Export ban on £15m Egyptian Sekhemka statue sold by Northampton council
- Published
A 4,000-year-old Egyptian statue that was controversially sold by a council for £15.76m will not be allowed to leave the country, Culture Minister Ed Vaizey has said.
Northampton Borough Council sold the Sekhemka statue to an overseas buyer.
But Ed Vaizey has placed a temporary export ban on the statue, and Arts Council England says "it's possible" a new buyer within the UK may be found.
The current owner's identity and location have not been released.
The council said the temporary bar had "no impact" on the sale of the statue, which had been in its possession since 1880 and was put to auction in July to fund an extension of the town's museum and art gallery.
A spokeswoman said it was up to the "current owner, Arts Council England and the Department for Culture, Media and Sport to resolve".

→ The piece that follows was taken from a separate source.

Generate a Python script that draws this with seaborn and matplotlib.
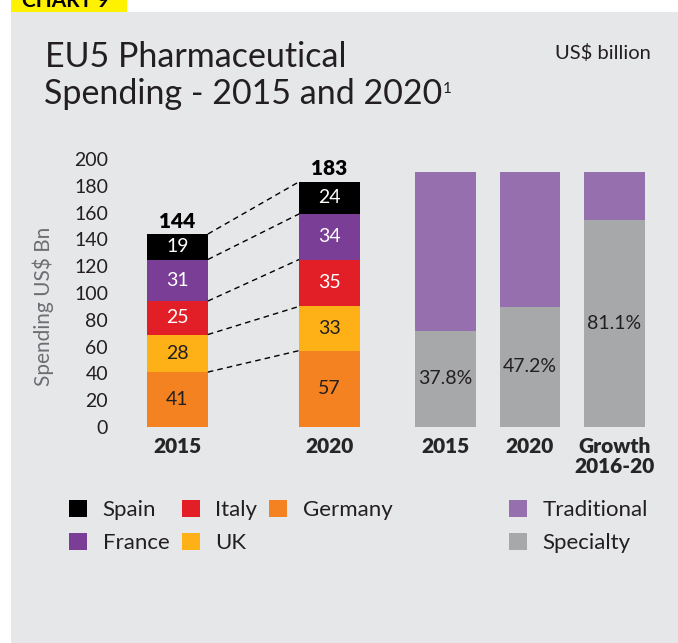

Protesters gathered outside Christie's before the sale, the council has since been banned from the Museums Association and has had a Heritage Lottery Fund bid rejected as a consequence.
Mr Vaizey decided to bar the export following a recommendation by the Reviewing Committee on the Export of Works of Art and Objects of Cultural Interest (RCEWA), which is administered by Arts Council England.
The RCEWA said the statue was of "outstanding aesthetic importance" and was significant in the study of "the development of private statuary and funerary religion in Egypt and the history of human self-representation".
A decision on the export licence application has been deferred until 29 July.
Arts Council England said there was a chance the statue could be sold to a buyer within the UK, if "a serious intention to raise funds to purchase the statue is made at the recommended price of £15,732,600 plus VAT".
Egyptian Ambassador Ahsraf Elkholy had condemned the sale as an "an abuse to the Egyptian archaeology and the cultural property".
He said the statue of Sekhemka, who was a royal chief, judge and administrator, should have been handed back to Egypt if the council no longer wanted it.